Este estranho e pequeno série B (dura pouco mais de uma hora e foi feito por tuta e meia) não é propriamente obscuro, muito por culpa do estatuto de primeiro film noir que alguns lhe atribuem, mas também da (sempre) espantosa presença de Peter Lorre (que devia uns dias de contrato à RKO). Ainda que, passados estes anos todos, não desmerecendo os outros atributos (principalmente Lorre), o que se destaca seja a delirante premissa.

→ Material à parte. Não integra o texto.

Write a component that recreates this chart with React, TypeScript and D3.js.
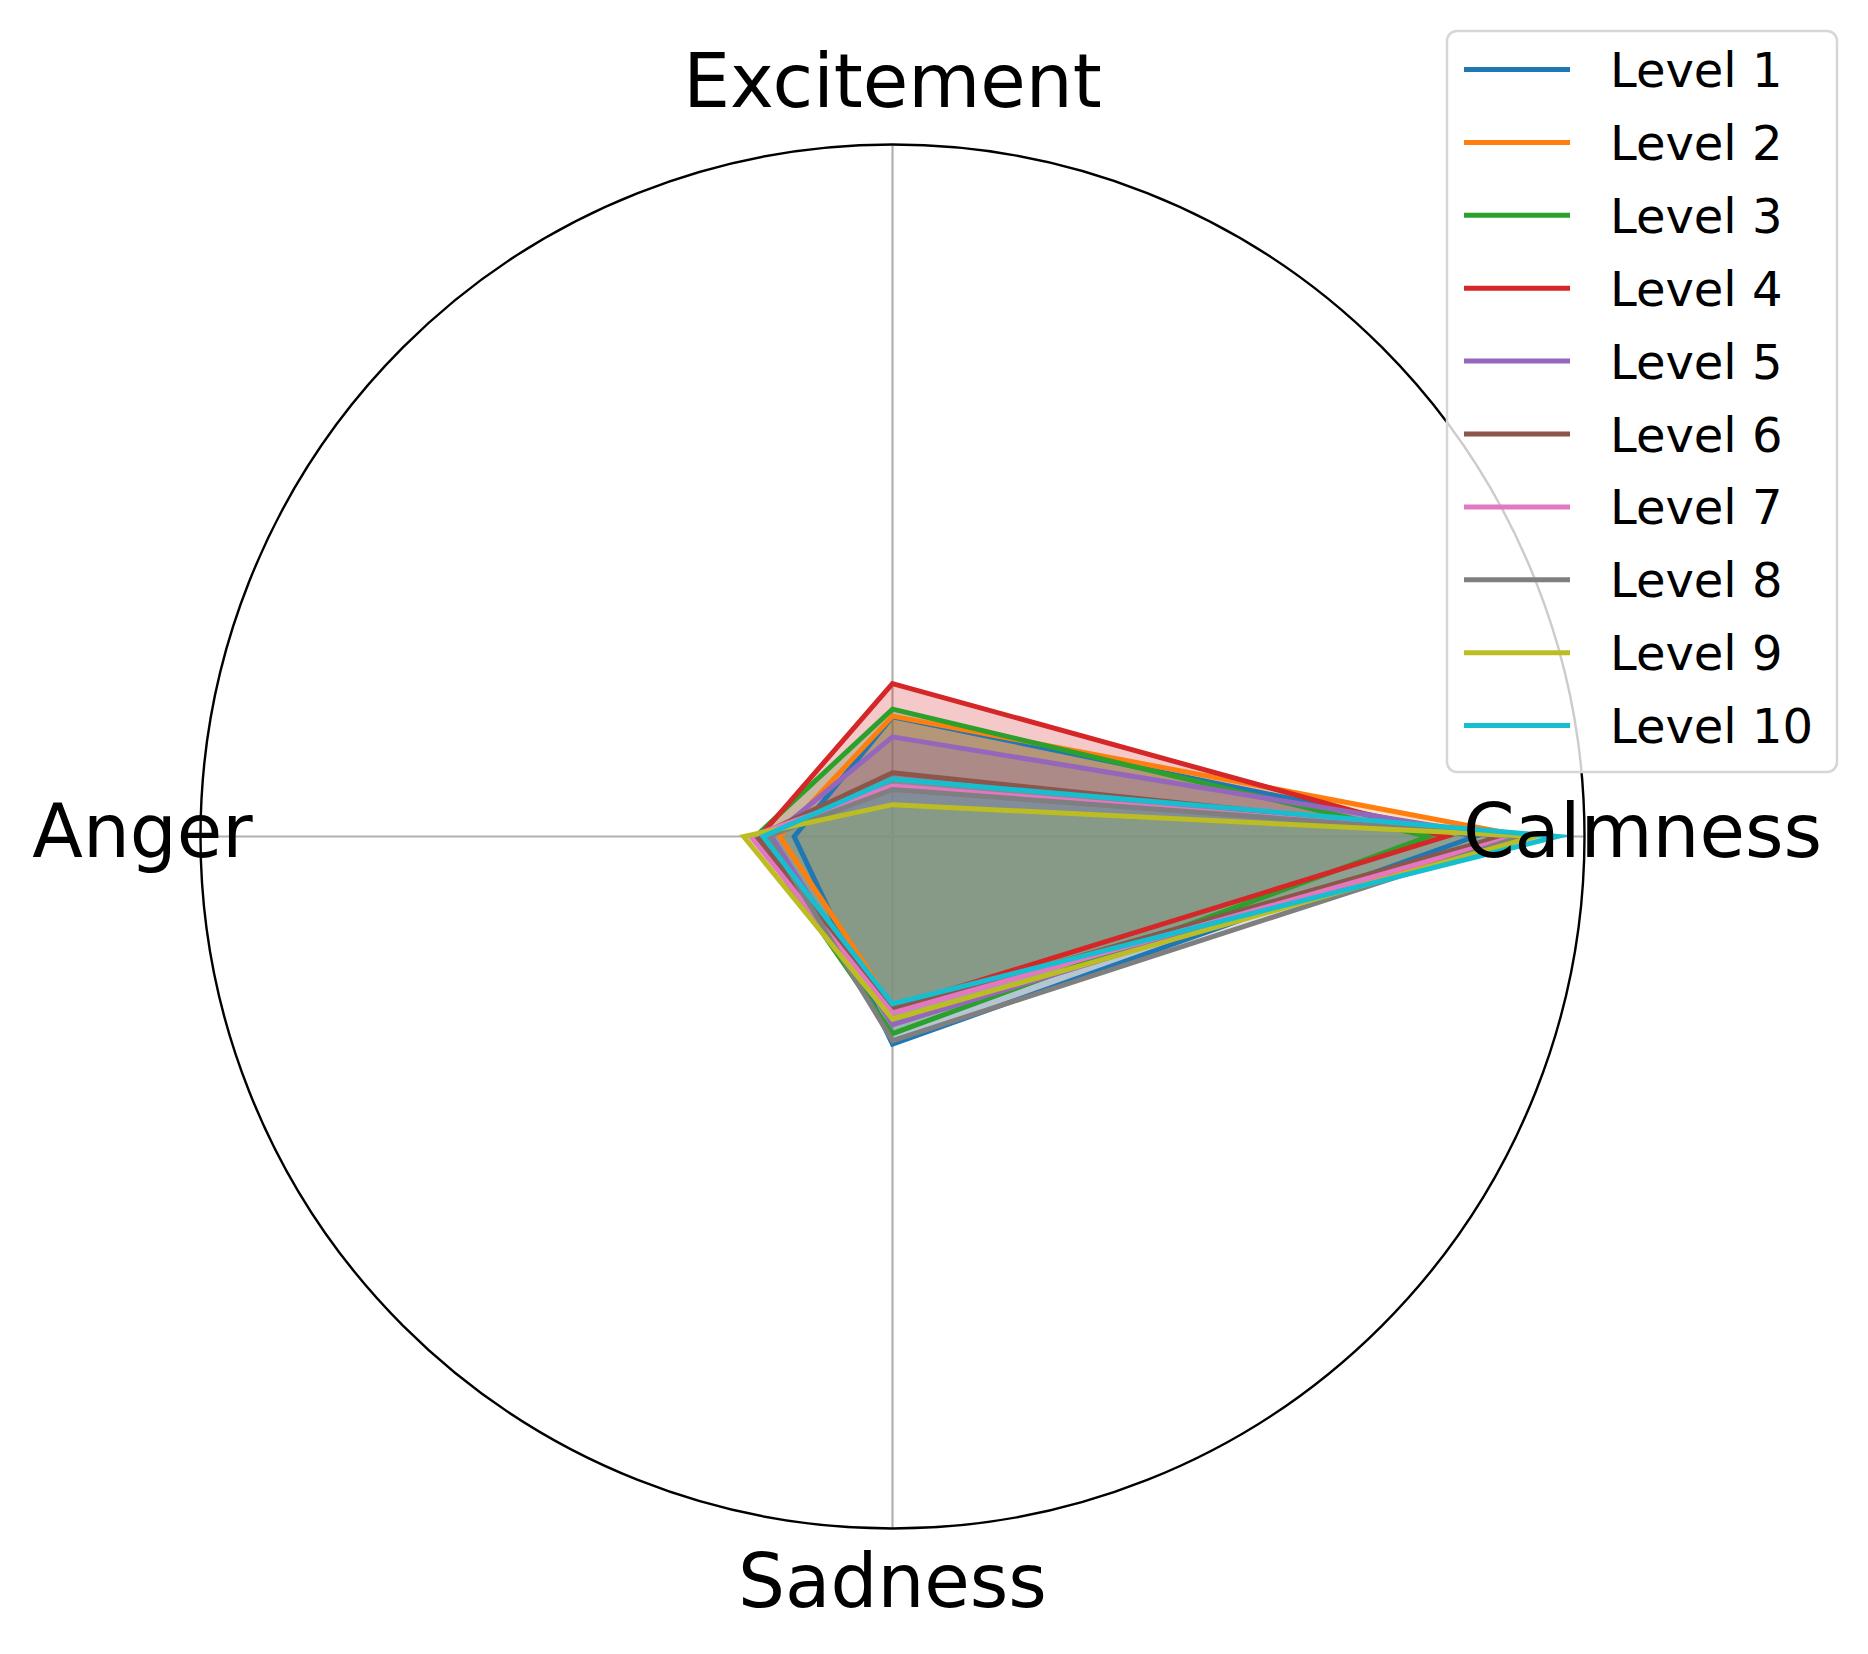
import React from "react";
import * as d3 from "d3";

const categories = ["Excitement", "Calmness", "Sadness", "Anger"];
const seriesNames = ["Level 1", "Level 2", "Level 3", "Level 4", "Level 5", "Level 6", "Level 7", "Level 8", "Level 9", "Level 10"];
const level1 = [0.173, 0.842, 0.3, 0.142];
const level2 = [0.174, 0.915, 0.245, 0.163];
const level3 = [0.184, 0.774, 0.285, 0.198];
const level4 = [0.221, 0.8, 0.247, 0.192];
const level5 = [0.144, 0.878, 0.272, 0.175];
const level6 = [0.092, 0.88, 0.25, 0.196];
const level7 = [0.073, 0.9, 0.255, 0.205];
const level8 = [0.068, 0.909, 0.295, 0.18];
const level9 = [0.046, 0.928, 0.264, 0.215];
const level10 = [0.083, 0.961, 0.242, 0.187];
const seriesValues = [level1, level2, level3, level4, level5, level6, level7, level8, level9, level10];
const colors = ["#1f77b4", "#ff7f0e", "#2ca02c", "#d62728", "#9467bd", "#8c564b", "#e377c2", "#7f7f7f", "#bcbd22", "#17becf"];
const rMax = 1;

export default function App() {
  const W = 1868, H = 1654;
  const cx = 892.5, cy = 836.5, R = 692;
  const r = d3.scaleLinear().domain([0, rMax]).range([0, R]);
  const angle = (i: number) => (i * 2 * Math.PI) / categories.length;
  const line = d3
    .lineRadial<number>()
    .angle((_, i) => angle(i))
    .radius((d) => r(d))
    .curve(d3.curveLinearClosed);
  const labelR = 750;
  const font = "'DejaVu Sans', sans-serif";
  const legX = 1447, legY = 31, legW = 390, legH = 741;
  const rowY = (i: number) => 69.5 + i * 72.9;

  return (
    <svg width={W} height={H} style={{ position: "absolute", left: 0, top: 0, background: "#fff" }} fontFamily={font}>
      <rect x={0} y={0} width={W} height={H} fill="#fff" />
      <g transform={`translate(${cx},${cy})`}>
        {categories.map((c, i) => {
          const a = angle(i);
          return (
            <line key={c} x1={0} y1={0} x2={R * Math.sin(a)} y2={-R * Math.cos(a)} stroke="#b0b0b0" strokeWidth={2.2} />
          );
        })}
        {seriesValues.map((vals, k) => (
          <path key={"f" + k} d={line(vals) || ""} fill={colors[k]} fillOpacity={0.25} stroke="none" />
        ))}
        {seriesValues.map((vals, k) => (
          <path key={"l" + k} d={line(vals) || ""} fill="none" stroke={colors[k]} strokeWidth={5} strokeLinejoin="miter" strokeMiterlimit={10} />
        ))}
        <circle r={R} fill="none" stroke="#000" strokeWidth={2.4} />
        {categories.map((c, i) => {
          const a = angle(i);
          const x = labelR * Math.sin(a);
          const y = -labelR * Math.cos(a);
          return (
            <text key={c} x={x} y={y + 20} textAnchor="middle" fontSize={74} fill="#000">
              {c}
            </text>
          );
        })}
      </g>
      <g>
        <rect x={legX} y={legY} width={legW} height={legH} rx={10} ry={10} fill="#fff" fillOpacity={0.8} stroke="#d6d6d6" strokeWidth={2.5} />
        {seriesNames.map((n, i) => (
          <g key={n}>
            <line x1={1464} x2={1570} y1={rowY(i)} y2={rowY(i)} stroke={colors[i]} strokeWidth={5} />
            <text x={1610} y={rowY(i) + 17.5} fontSize={48} fill="#000">
              {n}
            </text>
          </g>
        ))}
      </g>
    </svg>
  );
}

Boris Ingster, imigrante russo mais dado à escrita e à produção, estreou-se como realizador (numa curta carreira de apenas três filmes) com este Stranger on the Third Floor (Não Matei, 1940) e, de facto, ensaiou alguns elementos típicos do noir – o jogo de sombras, o estilo expressionista (devidamente pesado), a voz-off do protagonista, o fatalismo, o cinismo (e a cara e os trejeitos de Peter Lorre) -, só que, apesar de conhecer e saber usar os ingredientes da confecção do género que iria ensombrar os anos 40 americanos, não tem as mãos de outros mestres desta culinária. Já Lorre (cabeça de cartaz; imagine-se o quão série B teria de ser um filme para Lorre ser cabeça de cartaz) entra em meia-dúzia de cenas e aparece um total de dez, quinze minutos. O que, já que interpreta um assassino fugidio e escorregadio, até acaba por ajudar o filme e a sua incrível história.
Um jornalistazeco de um pasquim nova-iorquino tem o seu big break quando se torna na testemunha de acusação do presumível homicida do dono do café onde costuma ir (cujo novo proprietário, segundo as regras deste mundo cruel e mesquinho, não tem pejo de mudar de nome para o seu, apagando o do assassinado). Está só a fazer o seu dever: viu o réu a fugir do café antes de encontrar o corpo, prova circunstancial mas suficiente para o condenar, e aproveitou para assinar a sua primeira manchete, num artigo escrito na primeira pessoa. A oportunidade vem mesmo a calhar, uma vez que vai casar com a namorada e o aumento no ordenado dá-lhe jeito. Nada disto empolga especialmente o espectador, que não se deixa enlevar pelos problemas do casal (ela não gosta que o seu casamento seja possibilitado pela condenação de alguém que pode estar inocente), interpretado por um par de actores bastante mauzito (o elenco, contudo, não é de deitar fora, tem alguns secundários reconhecíveis de outros e melhores filmes: para além de Lorre, comparecem Elisha Cook Jr. e Charles Halton).
Mas mal o jornalista chega ao quarto que arrenda numa pequena pensão na baixa de uma Nova Iorque recriada em Hollywood (aproveitando a “rua” de outros filmes, acrescentado um cenário de papelão de Washington Square Park), a coisa complica-se. Primeiro, dá de caras com Lorre, o que é sempre assustador, nas escadas do prédio (no terceiro andar, lá está); depois, deixa de ouvir o vizinho do lado ressonar. Nada de especial, mais uma vez, não fosse este simples facto iniciar uma alucinação, cheia de flashbacks, música ominosa e voz-off, em que o protagonista, entre o desejo e o medo, se vê como acusado da morte do vizinho que nunca procurou esconder que odiava, figura tão desprezível que o próprio espectador tem vontade de o esganar (“There is murder in every intelligent man’s heart”, como diz a dada altura um jornalista veterano), e culmina no pesadelo bem real do vizinho estar mesmo morto e dele ser o principal suspeito (numa “transferência de culpa” hitchcockiana).
Apesar do seu nome não constar no genérico, Nathanael West, um romancista nova-iorquino que sobrevivia a escrever argumentos em Los Angeles até se espetar com o carro numa estrada qualquer, ajudou à escrita de Stranger on the Third Floor. Virá dele a angústia que o espectador sente, colocado no lugar do protagonista, claustrofobia de que só se livra no desfecho atabalhoado, e a sentença aos julgamentos apressados (a justiça é mais desinteressada do que cega), em que qualquer zé-ninguém pode ser culpado por ter cara de pedófilo, ter gritado um impropério ou por estar no sítio errado a certa hora.